I’m now under three weeks left in Malawi before I head off again for some more overland travel across Africa, and, I’m sure, more fun African travel stories. Before then my friend Stephanie comes to my little country this weekend to experience the joy of Lake Malawi. I would say time is flying by for me, but in reality it seems like it’s moving at a normal pace. Not too fast; not too slow. Just like Malawi.

Before I sign out, here are some more fun tidbits I picked up about Malawi during my travels. While visiting schools I was surrounded by Malawians all day with no Westerners anywhere to be found, so I got to learn some more about the culture:

-Driving down the ol’ M1 in the Northern Region of Malawi we passed by an official-looking road sign that read “CAMEL” just off the road. My driver informed me that the owner of that house brought the first camel to Malawi just a few years ago so they put a sign up in front of his house. Apparently he uses it to sow his fields and ride into town.

-If the Gula Wamkulu was the most incredible thing I saw in Africa so far, this is number 1b. There’s a boy named William who read a book in a library (donated by USAID) about wind power. William was 14 at the time and had dropped out of school because his very rural parents could not afford the school fees. As William read about windmills he got the crazy idea in his head that he could build one and provide free electricity for his very rural house. So he did just that, in spite of the crazy looks he got from his family and friends. And to everyone’s amazement, it worked! Having never left his rural village and with no knowledge of electricity other than what he read in that book and another one on Chemistry he built a real working wind-powered electrical source. He even invented his own type of outlets and switches. And all of it was made with junk that he found laying around local villages. William’s house today has a tv, dvd, and ipods, all donated by a wealthy American and powered by this amazing boy. He’s now building a second windmill that will power a water pump and allow his family to irrigate an entire field. William is 19 now and has been given a scholarship to a prestigious school for future leaders of Africa in Johannesburg.,

-With so many animals living basically on the roads here in Malawi, I’ve been wondering what happens if you hit one of them. This week I found out the answer – you must negotiate with the owner a fair price for the animal. I got an estimate from some of my guides. If you hit a chicken you pay about $10. If you hit a dog (the local guard service) you pay about $15. And if you hit a goat you pay $25. You can also negotiate whether or not you get to take the animal with you for food.

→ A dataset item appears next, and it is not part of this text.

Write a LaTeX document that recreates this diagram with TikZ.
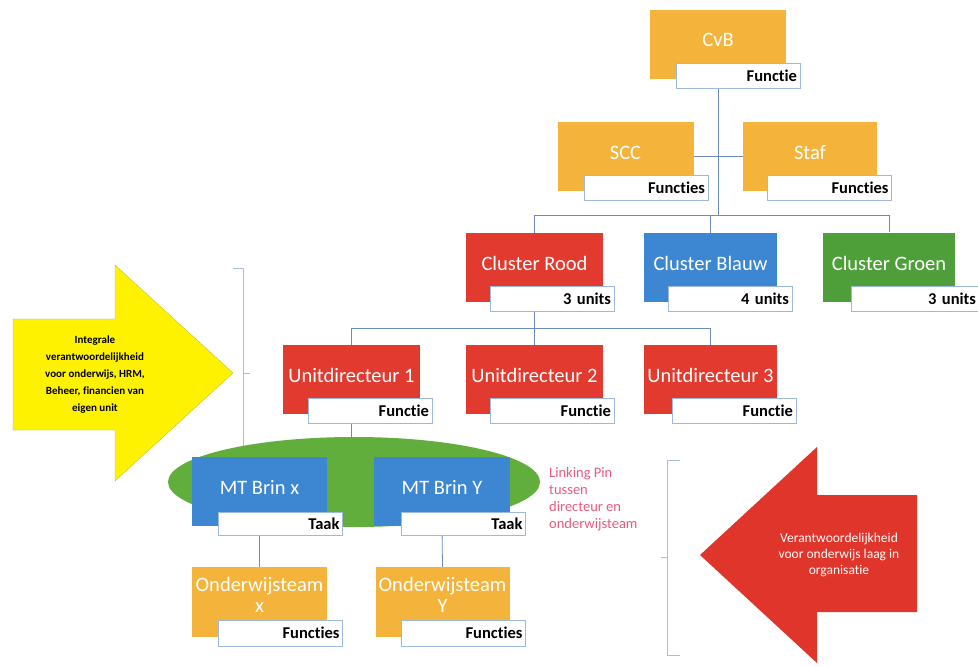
\documentclass[tikz,border=0pt]{standalone}
\usepackage{fontspec}
\setmainfont{Carlito}[Ligatures=NoCommon]
\usetikzlibrary{backgrounds}
\pgfdeclarelayer{bottom}
\pgfsetlayers{bottom,background,main}
\definecolor{orgorange}{HTML}{F4B43C}
\definecolor{orgred}{HTML}{E23A2E}
\definecolor{orgblue}{HTML}{3D86D2}
\definecolor{orggreen}{HTML}{4E9F3A}
\definecolor{ellgreen}{HTML}{62AE3C}
\definecolor{linecol}{HTML}{6A8CC0}
\definecolor{labborder}{HTML}{9DB8DD}
\definecolor{bracecol}{HTML}{A8BEDC}
\definecolor{arrowred}{HTML}{E0352B}
\definecolor{pinkcol}{HTML}{EA5A80}
\begin{document}
\begin{tikzpicture}[x=1pt,y=-1pt,
  orgbox/.style={minimum width=136pt,minimum height=69pt,inner sep=0pt},
  orgtext/.style={text=white,font=\fontsize{20.5}{21}\selectfont,align=center,inner sep=0pt,yshift=4pt},
  lab/.style={draw=labborder,line width=0.6pt,fill=white,minimum height=25pt,
    text width=118pt,align=right,inner sep=3pt,font=\bfseries\fontsize{16.5}{16.5}\selectfont},
  conn/.style={draw=linecol,line width=0.8pt},
  bracepath/.style={draw=bracecol,line width=0.9pt}]
\useasboundingbox (0,0) rectangle (978,667);
\begin{pgfonlayer}{bottom}
\fill[white] (0,0) rectangle (978,667);
\end{pgfonlayer}

% arrows
\fill[yellow,draw=yellow!70!black,line width=0.3pt] (13,319) -- (115,319) -- (115,265) -- (233,373) -- (115,481) -- (115,430) -- (13,430) -- cycle;
\node[align=center,font=\bfseries\fontsize{11}{17}\selectfont] (yt) at (95,375) {Integrale\\verantwoordelijkheid\\voor onderwijs, HRM,\\Beheer, financien van\\eigen unit};

\fill[arrowred] (700,555) -- (817,447) -- (817,495) -- (917,495) -- (917,612) -- (817,612) -- (817,663) -- cycle;
\node[align=center,text=white,font=\fontsize{13.5}{16}\selectfont] (rt) at (839,555) {Verantwoordelijkheid\\voor onderwijs laag in\\organisatie};

% ellipse
\fill[ellgreen] (354,482) ellipse [x radius=186, y radius=45];

% boxes
\node[orgbox,fill=orgorange,label={[orgtext]center:CvB}] (cvb) at (718,44) {};
\node[lab] (cvbl) at (738,75.5) {Functie};
\node[orgbox,fill=orgorange,label={[orgtext]center:SCC}] (scc) at (625.5,156.5) {};
\node[lab] (sccl) at (646,187.5) {Functies};
\node[orgbox,fill=orgorange,minimum width=134pt,label={[orgtext]center:Staf}] (staf) at (810,156.5) {};
\node[lab] (stafl) at (829.5,187.5) {Functies};

\node[orgbox,fill=orgred,minimum width=137pt,label={[orgtext]center:Cluster Rood}] (rood) at (534.5,267.5) {};
\node[lab] (roodl) at (552,298.5) {3 units};
\node[orgbox,fill=orgblue,minimum width=133pt,label={[orgtext]center:Cluster Blauw}] (blauw) at (710.5,267.5) {};
\node[lab] (blauwl) at (730,298.5) {4 units};
\node[orgbox,fill=orggreen,minimum width=132pt,label={[orgtext]center:Cluster Groen}] (groen) at (889,267) {};
\node[lab,text width=122pt] (groenl) at (915,298.5) {3 units};

\node[orgbox,fill=orgred,minimum width=137pt,label={[orgtext]center:Unitdirecteur 1}] (u1) at (351.5,379.5) {};
\node[lab] (u1l) at (370,410.5) {Functie};
\node[orgbox,fill=orgred,minimum width=137pt,label={[orgtext]center:Unitdirecteur 2}] (u2) at (534.5,379.5) {};
\node[lab] (u2l) at (552,410.5) {Functie};
\node[orgbox,fill=orgred,minimum width=133pt,label={[orgtext]center:Unitdirecteur 3}] (u3) at (710.5,379.5) {};
\node[lab] (u3l) at (734,410.5) {Functie};

\node[orgbox,fill=orgblue,minimum width=135pt,label={[orgtext]center:MT Brin x}] (mtx) at (259.5,491.5) {};
\node[lab,minimum height=23pt] (mtxl) at (280.5,523.5) {Taak};
\node[orgbox,fill=orgblue,minimum width=136pt,label={[orgtext]center:MT Brin Y}] (mty) at (442,491.5) {};
\node[lab,minimum height=23pt] (mtyl) at (463.5,523.5) {Taak};

\node[orgbox,fill=orgorange,minimum width=135pt,minimum height=70pt,label={[orgtext,yshift=3pt]center:Onderwijsteam\\x}] (ondx) at (259.5,602) {};
\node[lab,minimum height=26pt] (ondxl) at (280.5,633) {Functies};
\node[orgbox,fill=orgorange,minimum width=134pt,minimum height=70pt,label={[orgtext,yshift=3pt]center:Onderwijsteam\\Y}] (ondy) at (442.5,602) {};
\node[lab,minimum height=26pt] (ondyl) at (463.5,633) {Functies};

% linking pin text
\node[anchor=north west,align=left,text=pinkcol,inner sep=0pt,font=\fontsize{14.5}{17}\selectfont] (pin) at (549,467) {Linking Pin\\tussen\\directeur en\\onderwijsteam};

% connectors and braces behind
\begin{pgfonlayer}{background}
\coordinate (bus1) at (718,215);
\coordinate (bus2) at (534.5,328);
\coordinate (bus3) at (351.5,447);
\draw[conn] (cvb.south) -- (bus1);
\draw[conn] (scc.east) -- (staf.west);
\draw[conn] (rood.north) |- (bus1);
\draw[conn] (groen.north) |- (bus1);
\draw[conn] (blauw.north) -- (blauw.north |- bus1);
\draw[conn] (rood.south) -- (bus2);
\draw[conn] (u1.north) |- (bus2);
\draw[conn] (u3.north) |- (bus2);
\draw[conn] (u2.north) -- (bus2);
\draw[conn] (u1.south) -- (bus3);
\draw[conn] (mtx.north) |- (bus3);
\draw[conn] (mty.north) |- (bus3);
\draw[conn] (mtx.south) -- (ondx.north);
\draw[conn] (mty.south) -- (ondy.north);
\coordinate (b1t) at (233,268);
\coordinate (b1m) at (243,373);
\coordinate (b1b) at (233,478);
\draw[bracepath] (b1t) -- (b1t -| b1m) -- (b1b -| b1m) -- (b1b);
\draw[bracepath] (b1m) -- ++(7,0);
\coordinate (b2t) at (680,460);
\coordinate (b2m) at (667,557);
\coordinate (b2b) at (680,655);
\draw[bracepath] (b2t) -- (b2t -| b2m) -- (b2b -| b2m) -- (b2b);
\draw[bracepath] (b2m) -- ++(-6,0);
\end{pgfonlayer}
\end{tikzpicture}
\end{document}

-One of the local delicacies in Malawi is field mice, which they serve either boiled or fried, and sell on sticks along the sides of the road. Not every Malawian eats them, but the ones that do eat them eat the whole thing, starting with the head and working their way down. The tail is supposed to be the tastiest part of the mouse. It is said a good wife is one that serves a field mouse with the tail attached and a bad wife will cut it off.